Problem to work on
The lines from the top of the material below through the line containing "mediana, color='black', linestyle=guion, linewidth=2.2)" are to be printed exactly, with pictures omitted.

Data segment
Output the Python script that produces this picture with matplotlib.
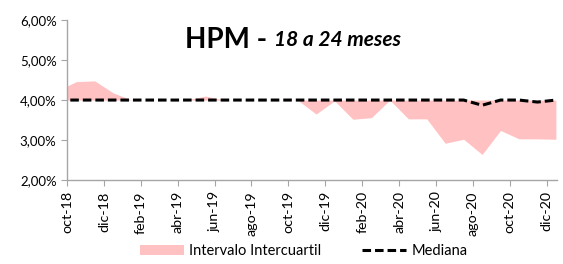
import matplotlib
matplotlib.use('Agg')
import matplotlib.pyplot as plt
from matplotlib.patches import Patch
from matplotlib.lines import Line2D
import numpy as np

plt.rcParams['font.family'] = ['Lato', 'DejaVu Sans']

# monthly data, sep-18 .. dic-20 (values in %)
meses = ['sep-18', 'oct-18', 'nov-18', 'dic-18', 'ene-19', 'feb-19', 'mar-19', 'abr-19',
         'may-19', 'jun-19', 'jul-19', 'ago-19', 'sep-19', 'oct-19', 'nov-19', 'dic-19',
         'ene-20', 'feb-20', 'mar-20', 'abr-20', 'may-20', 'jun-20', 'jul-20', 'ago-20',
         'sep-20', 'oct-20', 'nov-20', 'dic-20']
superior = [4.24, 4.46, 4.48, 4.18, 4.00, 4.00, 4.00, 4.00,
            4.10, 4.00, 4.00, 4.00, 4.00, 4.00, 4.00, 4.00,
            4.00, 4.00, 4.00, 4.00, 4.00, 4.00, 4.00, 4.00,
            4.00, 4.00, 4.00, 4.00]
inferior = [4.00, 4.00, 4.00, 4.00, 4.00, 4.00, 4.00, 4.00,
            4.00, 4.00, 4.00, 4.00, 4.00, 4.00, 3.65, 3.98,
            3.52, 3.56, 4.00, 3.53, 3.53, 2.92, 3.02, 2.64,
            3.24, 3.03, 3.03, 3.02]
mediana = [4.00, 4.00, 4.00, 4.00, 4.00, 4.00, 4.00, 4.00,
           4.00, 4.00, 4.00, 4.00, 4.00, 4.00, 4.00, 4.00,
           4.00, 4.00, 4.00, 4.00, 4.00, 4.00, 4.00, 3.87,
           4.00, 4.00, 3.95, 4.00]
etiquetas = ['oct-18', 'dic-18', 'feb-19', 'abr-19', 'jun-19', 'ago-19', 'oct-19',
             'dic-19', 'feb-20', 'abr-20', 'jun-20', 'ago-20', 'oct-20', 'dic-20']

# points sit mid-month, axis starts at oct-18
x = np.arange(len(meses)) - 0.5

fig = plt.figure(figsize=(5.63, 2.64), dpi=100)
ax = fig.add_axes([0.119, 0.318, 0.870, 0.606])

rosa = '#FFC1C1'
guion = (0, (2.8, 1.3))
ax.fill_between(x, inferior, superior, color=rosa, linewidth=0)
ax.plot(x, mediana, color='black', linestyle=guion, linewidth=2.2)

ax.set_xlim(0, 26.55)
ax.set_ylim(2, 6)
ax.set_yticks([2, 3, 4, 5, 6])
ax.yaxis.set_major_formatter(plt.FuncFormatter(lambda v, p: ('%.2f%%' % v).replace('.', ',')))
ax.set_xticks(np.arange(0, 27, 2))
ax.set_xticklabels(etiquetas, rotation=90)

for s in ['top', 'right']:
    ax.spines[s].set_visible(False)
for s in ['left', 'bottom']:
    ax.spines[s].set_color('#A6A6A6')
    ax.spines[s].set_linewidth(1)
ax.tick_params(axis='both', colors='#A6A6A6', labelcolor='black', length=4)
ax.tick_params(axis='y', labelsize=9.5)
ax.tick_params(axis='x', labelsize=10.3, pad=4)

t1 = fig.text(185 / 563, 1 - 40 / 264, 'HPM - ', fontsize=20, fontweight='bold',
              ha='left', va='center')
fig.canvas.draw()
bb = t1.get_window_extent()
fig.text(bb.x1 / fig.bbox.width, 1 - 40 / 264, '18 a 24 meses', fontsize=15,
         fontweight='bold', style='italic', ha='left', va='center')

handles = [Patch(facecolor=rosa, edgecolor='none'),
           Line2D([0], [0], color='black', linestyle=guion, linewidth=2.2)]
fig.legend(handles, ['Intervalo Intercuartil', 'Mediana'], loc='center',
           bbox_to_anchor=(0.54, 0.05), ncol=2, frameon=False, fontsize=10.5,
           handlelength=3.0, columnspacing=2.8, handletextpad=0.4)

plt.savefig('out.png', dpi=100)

Correct result
Output the Python script that produces this picture with matplotlib.
import matplotlib
matplotlib.use('Agg')
import matplotlib.pyplot as plt
from matplotlib.patches import Patch
from matplotlib.lines import Line2D
import numpy as np

plt.rcParams['font.family'] = ['Lato', 'DejaVu Sans']

# monthly data, sep-18 .. dic-20 (values in %)
meses = ['sep-18', 'oct-18', 'nov-18', 'dic-18', 'ene-19', 'feb-19', 'mar-19', 'abr-19',
         'may-19', 'jun-19', 'jul-19', 'ago-19', 'sep-19', 'oct-19', 'nov-19', 'dic-19',
         'ene-20', 'feb-20', 'mar-20', 'abr-20', 'may-20', 'jun-20', 'jul-20', 'ago-20',
         'sep-20', 'oct-20', 'nov-20', 'dic-20']
superior = [4.24, 4.46, 4.48, 4.18, 4.00, 4.00, 4.00, 4.00,
            4.10, 4.00, 4.00, 4.00, 4.00, 4.00, 4.00, 4.00,
            4.00, 4.00, 4.00, 4.00, 4.00, 4.00, 4.00, 4.00,
            4.00, 4.00, 4.00, 4.00]
inferior = [4.00, 4.00, 4.00, 4.00, 4.00, 4.00, 4.00, 4.00,
            4.00, 4.00, 4.00, 4.00, 4.00, 4.00, 3.65, 3.98,
            3.52, 3.56, 4.00, 3.53, 3.53, 2.92, 3.02, 2.64,
            3.24, 3.03, 3.03, 3.02]
mediana = [4.00, 4.00, 4.00, 4.00, 4.00, 4.00, 4.00, 4.00,
           4.00, 4.00, 4.00, 4.00, 4.00, 4.00, 4.00, 4.00,
           4.00, 4.00, 4.00, 4.00, 4.00, 4.00, 4.00, 3.87,
           4.00, 4.00, 3.95, 4.00]
etiquetas = ['oct-18', 'dic-18', 'feb-19', 'abr-19', 'jun-19', 'ago-19', 'oct-19',
             'dic-19', 'feb-20', 'abr-20', 'jun-20', 'ago-20', 'oct-20', 'dic-20']

# points sit mid-month, axis starts at oct-18
x = np.arange(len(meses)) - 0.5

fig = plt.figure(figsize=(5.63, 2.64), dpi=100)
ax = fig.add_axes([0.119, 0.318, 0.870, 0.606])

rosa = '#FFC1C1'
guion = (0, (2.8, 1.3))
ax.fill_between(x, inferior, superior, color=rosa, linewidth=0)
ax.plot(x, mediana, color='black', linestyle=guion, linewidth=2.2)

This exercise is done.